_To do_:
Print them exactly: the lines from the beginning of the entries below through the line that contains "1180, 1252, 1252];", and only those, with the pictures left out.
═══ Data provided
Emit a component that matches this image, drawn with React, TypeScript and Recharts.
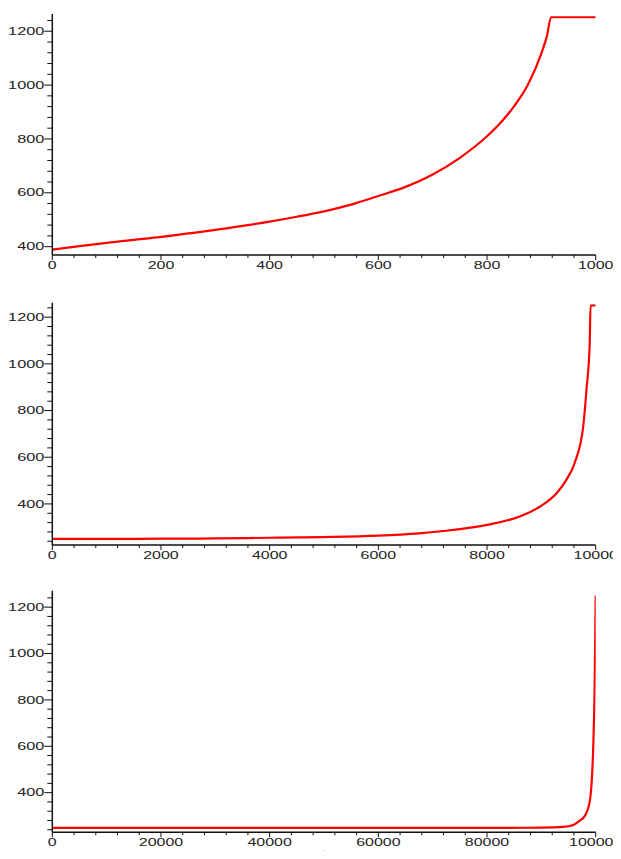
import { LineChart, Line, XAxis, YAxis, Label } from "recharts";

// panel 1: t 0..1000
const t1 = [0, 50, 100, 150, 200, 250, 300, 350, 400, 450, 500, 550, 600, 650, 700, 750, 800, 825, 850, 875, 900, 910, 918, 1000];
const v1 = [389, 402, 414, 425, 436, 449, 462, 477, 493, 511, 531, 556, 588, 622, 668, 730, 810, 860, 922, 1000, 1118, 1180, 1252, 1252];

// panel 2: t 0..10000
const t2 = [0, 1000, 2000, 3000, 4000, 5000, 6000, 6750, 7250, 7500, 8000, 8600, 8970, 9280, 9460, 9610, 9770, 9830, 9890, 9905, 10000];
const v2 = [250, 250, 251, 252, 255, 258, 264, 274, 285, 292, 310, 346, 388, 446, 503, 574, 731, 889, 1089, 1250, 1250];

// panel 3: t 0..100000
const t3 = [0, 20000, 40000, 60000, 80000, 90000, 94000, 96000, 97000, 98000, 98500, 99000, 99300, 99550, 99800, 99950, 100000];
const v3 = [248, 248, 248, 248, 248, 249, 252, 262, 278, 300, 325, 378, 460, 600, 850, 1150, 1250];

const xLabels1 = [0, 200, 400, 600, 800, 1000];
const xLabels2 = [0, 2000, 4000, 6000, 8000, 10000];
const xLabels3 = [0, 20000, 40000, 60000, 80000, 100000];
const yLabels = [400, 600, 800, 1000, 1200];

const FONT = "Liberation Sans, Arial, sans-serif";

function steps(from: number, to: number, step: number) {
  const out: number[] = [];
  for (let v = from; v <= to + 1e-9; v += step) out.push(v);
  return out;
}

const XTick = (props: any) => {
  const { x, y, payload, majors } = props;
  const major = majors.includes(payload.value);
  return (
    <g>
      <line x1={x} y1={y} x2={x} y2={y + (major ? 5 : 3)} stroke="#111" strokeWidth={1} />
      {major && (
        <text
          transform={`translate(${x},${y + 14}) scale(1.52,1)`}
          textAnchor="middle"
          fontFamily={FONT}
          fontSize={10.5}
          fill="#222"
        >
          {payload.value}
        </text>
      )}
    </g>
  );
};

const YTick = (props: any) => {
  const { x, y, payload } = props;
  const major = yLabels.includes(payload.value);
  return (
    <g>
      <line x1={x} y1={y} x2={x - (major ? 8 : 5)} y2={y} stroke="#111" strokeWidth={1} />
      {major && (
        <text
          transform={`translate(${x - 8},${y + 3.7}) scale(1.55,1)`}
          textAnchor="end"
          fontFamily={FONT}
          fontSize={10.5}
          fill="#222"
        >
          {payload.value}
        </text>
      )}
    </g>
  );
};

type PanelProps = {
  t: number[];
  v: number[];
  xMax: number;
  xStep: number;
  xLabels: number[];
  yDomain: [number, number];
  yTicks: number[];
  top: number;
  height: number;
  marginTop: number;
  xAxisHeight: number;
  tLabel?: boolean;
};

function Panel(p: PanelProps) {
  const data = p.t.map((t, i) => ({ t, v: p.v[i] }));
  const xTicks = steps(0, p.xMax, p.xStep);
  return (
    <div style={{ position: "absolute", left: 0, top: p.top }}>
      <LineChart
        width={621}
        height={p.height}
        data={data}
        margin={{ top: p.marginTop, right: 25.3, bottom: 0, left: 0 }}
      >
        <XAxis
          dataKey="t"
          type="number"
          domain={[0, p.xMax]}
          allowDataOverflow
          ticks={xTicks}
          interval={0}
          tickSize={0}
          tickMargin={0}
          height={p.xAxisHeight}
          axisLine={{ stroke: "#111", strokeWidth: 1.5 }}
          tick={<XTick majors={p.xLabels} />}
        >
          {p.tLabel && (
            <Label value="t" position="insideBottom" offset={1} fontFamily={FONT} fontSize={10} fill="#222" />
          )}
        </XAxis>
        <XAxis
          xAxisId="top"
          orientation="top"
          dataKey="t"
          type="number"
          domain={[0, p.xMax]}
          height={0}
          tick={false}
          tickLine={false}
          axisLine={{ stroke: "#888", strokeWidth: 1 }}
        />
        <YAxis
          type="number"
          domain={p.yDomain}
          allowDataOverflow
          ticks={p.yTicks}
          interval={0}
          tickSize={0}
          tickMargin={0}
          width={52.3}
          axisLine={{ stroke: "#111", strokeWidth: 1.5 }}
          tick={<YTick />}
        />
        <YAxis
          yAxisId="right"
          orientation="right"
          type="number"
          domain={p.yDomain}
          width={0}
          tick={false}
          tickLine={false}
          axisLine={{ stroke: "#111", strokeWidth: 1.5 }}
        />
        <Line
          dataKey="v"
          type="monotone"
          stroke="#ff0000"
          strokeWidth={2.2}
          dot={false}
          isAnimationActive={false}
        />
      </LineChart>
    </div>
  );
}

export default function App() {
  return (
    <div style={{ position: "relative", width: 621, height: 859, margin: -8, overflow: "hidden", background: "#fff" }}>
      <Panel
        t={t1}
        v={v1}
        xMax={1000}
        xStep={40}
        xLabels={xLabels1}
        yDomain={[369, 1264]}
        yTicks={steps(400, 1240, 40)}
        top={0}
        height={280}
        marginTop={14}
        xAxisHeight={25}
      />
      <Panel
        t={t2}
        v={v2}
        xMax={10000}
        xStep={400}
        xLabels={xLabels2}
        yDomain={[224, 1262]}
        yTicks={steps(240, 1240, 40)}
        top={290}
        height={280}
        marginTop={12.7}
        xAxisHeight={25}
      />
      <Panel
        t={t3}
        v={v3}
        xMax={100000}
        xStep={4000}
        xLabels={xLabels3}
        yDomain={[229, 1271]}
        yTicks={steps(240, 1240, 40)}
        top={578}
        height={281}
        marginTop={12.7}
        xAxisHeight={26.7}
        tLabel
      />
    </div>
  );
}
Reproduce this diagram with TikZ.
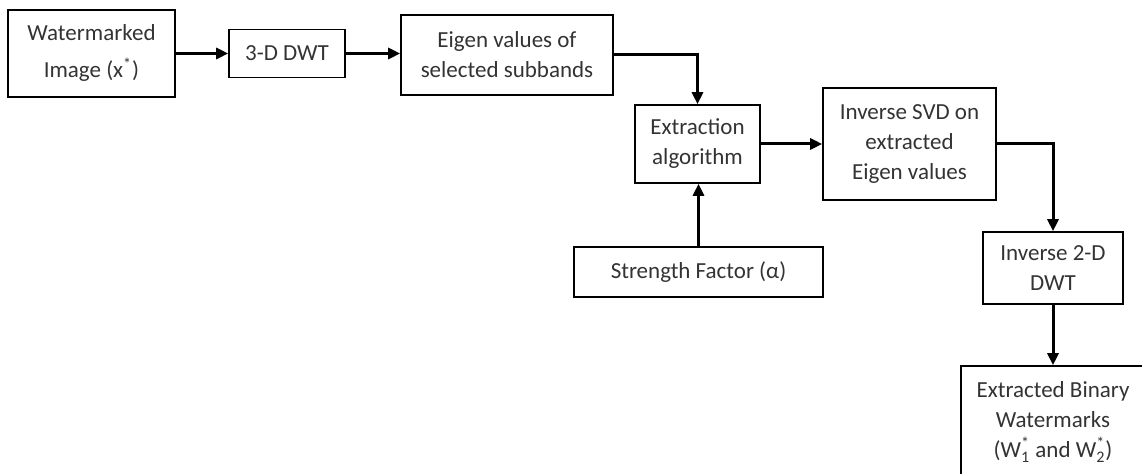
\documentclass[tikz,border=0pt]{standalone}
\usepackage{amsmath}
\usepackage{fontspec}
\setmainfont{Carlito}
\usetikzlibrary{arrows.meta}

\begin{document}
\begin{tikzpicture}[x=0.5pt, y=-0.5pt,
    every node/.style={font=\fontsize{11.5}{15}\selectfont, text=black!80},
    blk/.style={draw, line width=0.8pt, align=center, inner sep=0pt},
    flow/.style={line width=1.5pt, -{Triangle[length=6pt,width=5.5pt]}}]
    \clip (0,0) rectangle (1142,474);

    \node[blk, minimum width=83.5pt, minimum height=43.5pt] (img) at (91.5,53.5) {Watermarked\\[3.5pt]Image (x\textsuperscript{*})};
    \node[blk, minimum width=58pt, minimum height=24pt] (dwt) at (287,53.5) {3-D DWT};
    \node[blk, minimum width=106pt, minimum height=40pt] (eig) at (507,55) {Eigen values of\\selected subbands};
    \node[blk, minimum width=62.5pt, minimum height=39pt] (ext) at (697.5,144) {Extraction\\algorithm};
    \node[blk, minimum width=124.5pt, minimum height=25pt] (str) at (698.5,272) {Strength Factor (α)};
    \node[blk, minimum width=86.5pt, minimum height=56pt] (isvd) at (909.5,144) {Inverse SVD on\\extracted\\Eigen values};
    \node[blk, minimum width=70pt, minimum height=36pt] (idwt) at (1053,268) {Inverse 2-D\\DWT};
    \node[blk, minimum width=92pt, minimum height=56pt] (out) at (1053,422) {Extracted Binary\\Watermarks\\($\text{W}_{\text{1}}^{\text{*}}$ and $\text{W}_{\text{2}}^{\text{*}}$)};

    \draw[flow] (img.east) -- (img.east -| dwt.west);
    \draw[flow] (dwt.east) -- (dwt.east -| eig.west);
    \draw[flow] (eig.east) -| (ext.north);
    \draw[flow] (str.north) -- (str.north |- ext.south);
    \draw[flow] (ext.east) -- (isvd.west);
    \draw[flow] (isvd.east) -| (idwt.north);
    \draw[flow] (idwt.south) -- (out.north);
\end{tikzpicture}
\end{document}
══════
_Problem solution_:
Emit a component that matches this image, drawn with React, TypeScript and Recharts.
import { LineChart, Line, XAxis, YAxis, Label } from "recharts";

// panel 1: t 0..1000
const t1 = [0, 50, 100, 150, 200, 250, 300, 350, 400, 450, 500, 550, 600, 650, 700, 750, 800, 825, 850, 875, 900, 910, 918, 1000];
const v1 = [389, 402, 414, 425, 436, 449, 462, 477, 493, 511, 531, 556, 588, 622, 668, 730, 810, 860, 922, 1000, 1118, 1180, 1252, 1252];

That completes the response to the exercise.